Your task: The line containing "return (635 - B - py) / PH" marks the end: extract everything from the first line of the data through that line, exactly, with no pictures.

------

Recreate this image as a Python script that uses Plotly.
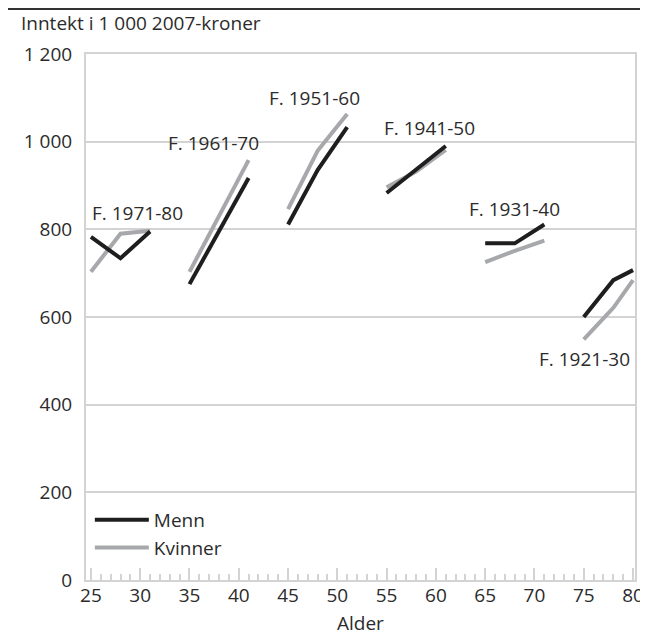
import plotly.graph_objects as go

# Ages observed for each birth cohort
cohorts = ["F. 1971-80", "F. 1961-70", "F. 1951-60", "F. 1941-50", "F. 1931-40", "F. 1921-30"]
ages = [
    [25, 28, 31],
    [35, 38, 41],
    [45, 48, 51],
    [55, 58, 61],
    [65, 68, 71],
    [75, 78, 80],
]
menn = [
    [783, 734, 795],
    [675, 796, 917],
    [811, 935, 1033],
    [883, 936, 990],
    [768, 768, 811],
    [600, 684, 707],
]
kvinner = [
    [703, 790, 797],
    [703, 831, 958],
    [846, 979, 1063],
    [896, 932, 981],
    [725, 751, 774],
    [549, 621, 684],
]
y_ticks = [0, 200, 400, 600, 800, 1000, 1200]
y_tick_labels = ["0", "200", "400", "600", "800", "1 000", "1 200"]
x_ticks = [25, 30, 35, 40, 45, 50, 55, 60, 65, 70, 75, 80]

# label positions (x, y) in data units
label_pos = [(29.7, 838), (37.45, 998), (47.7, 1100), (59.3, 1032), (68.0, 847), (75.05, 505)]

FONT = "Open Sans"
TXT = "#2b2b2b"
GRID = "#d3d3d3"
FS = 19

T, B = 46, 63
PH = 635 - T - B


def joined(groups_x, groups_y):
    xs, ys = [], []
    for gx, gy in zip(groups_x, groups_y):
        xs += list(gx) + [None]
        ys += list(gy) + [None]
    return xs, ys


def paper_y(py):
    return (635 - B - py) / PH


fig = go.Figure()
mx, my = joined(ages, menn)
kx, ky = joined(ages, kvinner)
fig.add_trace(go.Scatter(x=kx, y=ky, mode="lines", name="Kvinner",
                         line=dict(color="#a6a8ab", width=4), connectgaps=False))
fig.add_trace(go.Scatter(x=mx, y=my, mode="lines", name="Menn",
                         line=dict(color="#1e1e1e", width=4), connectgaps=False))

for text, (lx, ly) in zip(cohorts, label_pos):
    fig.add_annotation(x=lx, y=ly, text=text, showarrow=False,
                       xanchor="center", yanchor="middle",
                       font=dict(family=FONT, size=FS, color=TXT))

# x-axis title placed explicitly so it stays inside the page
fig.add_annotation(x=0.5, xref="paper", y=paper_y(615), yref="paper", text="Alder",
                   showarrow=False, xanchor="center", yanchor="middle",
                   font=dict(family=FONT, size=FS, color=TXT))

fig.add_shape(type="line", xref="paper", yref="paper", x0=-0.2, x1=1.1,
              y0=paper_y(1), y1=paper_y(1), line=dict(color="#333333", width=2))

fig.update_layout(
    width=648, height=635,
    margin=dict(l=78, r=14, t=T, b=B),
    paper_bgcolor="white", plot_bgcolor="white",
    font=dict(family=FONT, size=FS, color=TXT),
    title=dict(text="Inntekt i 1 000 2007-kroner", x=13 / 648, xanchor="left",
               xref="container", y=1 - 15 / 635, yanchor="middle", yref="container",
               font=dict(family=FONT, size=FS, color=TXT)),
    showlegend=True,
    legend=dict(x=0.007, y=0.025, xanchor="left", yanchor="bottom",
                bgcolor="rgba(0,0,0,0)", font=dict(family=FONT, size=FS, color=TXT),
                traceorder="reversed", tracegroupgap=0, itemwidth=54),
)
fig.update_xaxes(range=[24.5, 80.2], tickvals=x_ticks, ticks="inside", ticklen=12,
                 tickcolor=GRID, tickwidth=2, showline=True, linecolor=GRID, linewidth=2,
                 mirror=True, showgrid=False, zeroline=False,
                 minor=dict(dtick=1, tick0=25, ticks="inside", ticklen=6, tickcolor=GRID, tickwidth=2),
                 ticklabelstandoff=-3,
                 tickfont=dict(family=FONT, size=FS, color=TXT))
fig.update_yaxes(range=[0, 1200], tickvals=y_ticks, ticktext=y_tick_labels, ticks="",
                 showline=True, linecolor=GRID, linewidth=2, mirror=True,
                 showgrid=True, gridcolor=GRID, gridwidth=2, zeroline=False,
                 ticklabelstandoff=8, tickfont=dict(family=FONT, size=FS, color=TXT))

fig.write_html("out.html")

------

In response:
Recreate this image as a Python script that uses Plotly.
import plotly.graph_objects as go

# Ages observed for each birth cohort
cohorts = ["F. 1971-80", "F. 1961-70", "F. 1951-60", "F. 1941-50", "F. 1931-40", "F. 1921-30"]
ages = [
    [25, 28, 31],
    [35, 38, 41],
    [45, 48, 51],
    [55, 58, 61],
    [65, 68, 71],
    [75, 78, 80],
]
menn = [
    [783, 734, 795],
    [675, 796, 917],
    [811, 935, 1033],
    [883, 936, 990],
    [768, 768, 811],
    [600, 684, 707],
]
kvinner = [
    [703, 790, 797],
    [703, 831, 958],
    [846, 979, 1063],
    [896, 932, 981],
    [725, 751, 774],
    [549, 621, 684],
]
y_ticks = [0, 200, 400, 600, 800, 1000, 1200]
y_tick_labels = ["0", "200", "400", "600", "800", "1 000", "1 200"]
x_ticks = [25, 30, 35, 40, 45, 50, 55, 60, 65, 70, 75, 80]

# label positions (x, y) in data units
label_pos = [(29.7, 838), (37.45, 998), (47.7, 1100), (59.3, 1032), (68.0, 847), (75.05, 505)]

FONT = "Open Sans"
TXT = "#2b2b2b"
GRID = "#d3d3d3"
FS = 19

T, B = 46, 63
PH = 635 - T - B


def joined(groups_x, groups_y):
    xs, ys = [], []
    for gx, gy in zip(groups_x, groups_y):
        xs += list(gx) + [None]
        ys += list(gy) + [None]
    return xs, ys


def paper_y(py):
    return (635 - B - py) / PH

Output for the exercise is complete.